→ Set task
Copy everything in the listing below word for word, apart from any images.

→ Data lines
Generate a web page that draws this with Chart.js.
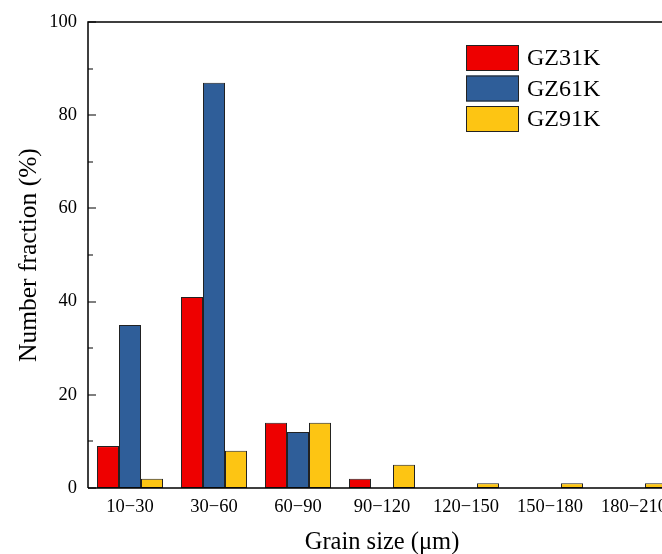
<!DOCTYPE html>
<html>
<head>
<meta charset="utf-8">
<script src="https://cdn.jsdelivr.net/npm/chart.js@4"></script>
<style>
  html, body { margin: 0; padding: 0; background: #fff; overflow: hidden; }
  #wrap { width: 700px; height: 554px; }
</style>
</head>
<body>
<div id="wrap"><canvas id="c" width="700" height="554"></canvas></div>
<script>
// grain size bins
const categories = ["10\u221230", "30\u221260", "60\u221290", "90\u2212120", "120\u2212150", "150\u2212180", "180\u2212210"];
const gz31k = [9, 41, 14, 2, 0, 0, 0];
const gz61k = [35, 87, 12, 0, 0, 0, 0];
const gz91k = [2, 8, 14, 5, 1, 1, 1];
const yMajorTicks = [0, 20, 40, 60, 80, 100];
const yMinorTicks = [10, 30, 50, 70, 90];

const FONT = "'Liberation Serif', 'Times New Roman', serif";

// frame + inward ticks + legend
const framePlugin = {
  id: "frame",
  afterDraw(chart) {
    const { ctx, chartArea: a, scales } = chart;
    const y = scales.y;
    ctx.save();
    ctx.strokeStyle = "#000";
    ctx.lineWidth = 1.5;
    ctx.beginPath();
    ctx.moveTo(a.left, a.bottom);
    ctx.lineTo(a.left, a.top);
    ctx.lineTo(a.right, a.top);
    ctx.moveTo(a.left, a.bottom);
    ctx.lineTo(a.right, a.bottom);
    ctx.stroke();
    ctx.lineWidth = 1.2;
    ctx.beginPath();
    yMajorTicks.forEach(v => {
      const p = Math.round(y.getPixelForValue(v));
      ctx.moveTo(a.left, p); ctx.lineTo(a.left + 8, p);
    });
    yMinorTicks.forEach(v => {
      const p = Math.round(y.getPixelForValue(v));
      ctx.moveTo(a.left, p); ctx.lineTo(a.left + 5, p);
    });
    ctx.stroke();

    // legend
    ctx.font = "24px " + FONT;
    ctx.textBaseline = "middle";
    chart.data.datasets.forEach((ds, i) => {
      const bx = 466, by = 45 + i * 30.5;
      ctx.fillStyle = ds.backgroundColor;
      ctx.fillRect(bx, by, 53, 26);
      ctx.strokeStyle = "#222";
      ctx.lineWidth = 1;
      ctx.strokeRect(bx + 0.5, by + 0.5, 52, 25);
      ctx.fillStyle = "#000";
      ctx.fillText(ds.label, 527, by + 14);
    });
    ctx.restore();
  }
};

new Chart(document.getElementById("c"), {
  type: "bar",
  data: {
    labels: categories,
    datasets: [
      { label: "GZ31K", data: gz31k, backgroundColor: "#ee0000" },
      { label: "GZ61K", data: gz61k, backgroundColor: "#2f5e99" },
      { label: "GZ91K", data: gz91k, backgroundColor: "#fdc513" }
    ].map(d => Object.assign(d, {
      borderColor: "#222",
      borderWidth: 1,
      borderSkipped: false,
      barPercentage: 1,
      categoryPercentage: 0.786
    }))
  },
  options: {
    responsive: false,
    animation: false,
    layout: { padding: { top: 18, right: 24, left: 0, bottom: 0 } },
    plugins: { legend: { display: false }, tooltip: { enabled: false } },
    scales: {
      x: {
        grid: { display: false, drawTicks: false },
        border: { display: false },
        ticks: { color: "#000", font: { family: FONT, size: 18.5 }, padding: 8, maxRotation: 0, autoSkip: false },
        title: { display: true, text: "Grain size (\u03bcm)", color: "#000", font: { family: FONT, size: 24.5 }, padding: { top: 0, bottom: -3 } },
        afterFit(s) { s.height = 66; }
      },
      y: {
        min: 0,
        max: 100,
        grid: { display: false, drawTicks: false },
        border: { display: false },
        ticks: { stepSize: 20, color: "#000", font: { family: FONT, size: 18.5 }, padding: 11 },
        title: { display: true, text: "Number fraction (%)", color: "#000", font: { family: FONT, size: 25.5 }, padding: { top: 14, bottom: 0 } },
        afterFit(s) { s.width = 88; }
      }
    }
  },
  plugins: [framePlugin]
});
</script>
</body>
</html>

→ Written response
Generate a web page that draws this with Chart.js.
<!DOCTYPE html>
<html>
<head>
<meta charset="utf-8">
<script src="https://cdn.jsdelivr.net/npm/chart.js@4"></script>
<style>
  html, body { margin: 0; padding: 0; background: #fff; overflow: hidden; }
  #wrap { width: 700px; height: 554px; }
</style>
</head>
<body>
<div id="wrap"><canvas id="c" width="700" height="554"></canvas></div>
<script>
// grain size bins
const categories = ["10\u221230", "30\u221260", "60\u221290", "90\u2212120", "120\u2212150", "150\u2212180", "180\u2212210"];
const gz31k = [9, 41, 14, 2, 0, 0, 0];
const gz61k = [35, 87, 12, 0, 0, 0, 0];
const gz91k = [2, 8, 14, 5, 1, 1, 1];
const yMajorTicks = [0, 20, 40, 60, 80, 100];
const yMinorTicks = [10, 30, 50, 70, 90];

const FONT = "'Liberation Serif', 'Times New Roman', serif";

// frame + inward ticks + legend
const framePlugin = {
  id: "frame",
  afterDraw(chart) {
    const { ctx, chartArea: a, scales } = chart;
    const y = scales.y;
    ctx.save();
    ctx.strokeStyle = "#000";
    ctx.lineWidth = 1.5;
    ctx.beginPath();
    ctx.moveTo(a.left, a.bottom);
    ctx.lineTo(a.left, a.top);
    ctx.lineTo(a.right, a.top);
    ctx.moveTo(a.left, a.bottom);
    ctx.lineTo(a.right, a.bottom);
    ctx.stroke();
    ctx.lineWidth = 1.2;
    ctx.beginPath();
    yMajorTicks.forEach(v => {
      const p = Math.round(y.getPixelForValue(v));
      ctx.moveTo(a.left, p); ctx.lineTo(a.left + 8, p);
    });
    yMinorTicks.forEach(v => {
      const p = Math.round(y.getPixelForValue(v));
      ctx.moveTo(a.left, p); ctx.lineTo(a.left + 5, p);
    });
    ctx.stroke();

    // legend
    ctx.font = "24px " + FONT;
    ctx.textBaseline = "middle";
    chart.data.datasets.forEach((ds, i) => {
      const bx = 466, by = 45 + i * 30.5;
      ctx.fillStyle = ds.backgroundColor;
      ctx.fillRect(bx, by, 53, 26);
      ctx.strokeStyle = "#222";
      ctx.lineWidth = 1;
      ctx.strokeRect(bx + 0.5, by + 0.5, 52, 25);
      ctx.fillStyle = "#000";
      ctx.fillText(ds.label, 527, by + 14);
    });
    ctx.restore();
  }
};

new Chart(document.getElementById("c"), {
  type: "bar",
  data: {
    labels: categories,
    datasets: [
      { label: "GZ31K", data: gz31k, backgroundColor: "#ee0000" },
      { label: "GZ61K", data: gz61k, backgroundColor: "#2f5e99" },
      { label: "GZ91K", data: gz91k, backgroundColor: "#fdc513" }
    ].map(d => Object.assign(d, {
      borderColor: "#222",
      borderWidth: 1,
      borderSkipped: false,
      barPercentage: 1,
      categoryPercentage: 0.786
    }))
  },
  options: {
    responsive: false,
    animation: false,
    layout: { padding: { top: 18, right: 24, left: 0, bottom: 0 } },
    plugins: { legend: { display: false }, tooltip: { enabled: false } },
    scales: {
      x: {
        grid: { display: false, drawTicks: false },
        border: { display: false },
        ticks: { color: "#000", font: { family: FONT, size: 18.5 }, padding: 8, maxRotation: 0, autoSkip: false },
        title: { display: true, text: "Grain size (\u03bcm)", color: "#000", font: { family: FONT, size: 24.5 }, padding: { top: 0, bottom: -3 } },
        afterFit(s) { s.height = 66; }
      },
      y: {
        min: 0,
        max: 100,
        grid: { display: false, drawTicks: false },
        border: { display: false },
        ticks: { stepSize: 20, color: "#000", font: { family: FONT, size: 18.5 }, padding: 11 },
        title: { display: true, text: "Number fraction (%)", color: "#000", font: { family: FONT, size: 25.5 }, padding: { top: 14, bottom: 0 } },
        afterFit(s) { s.width = 88; }
      }
    }
  },
  plugins: [framePlugin]
});
</script>
</body>
</html>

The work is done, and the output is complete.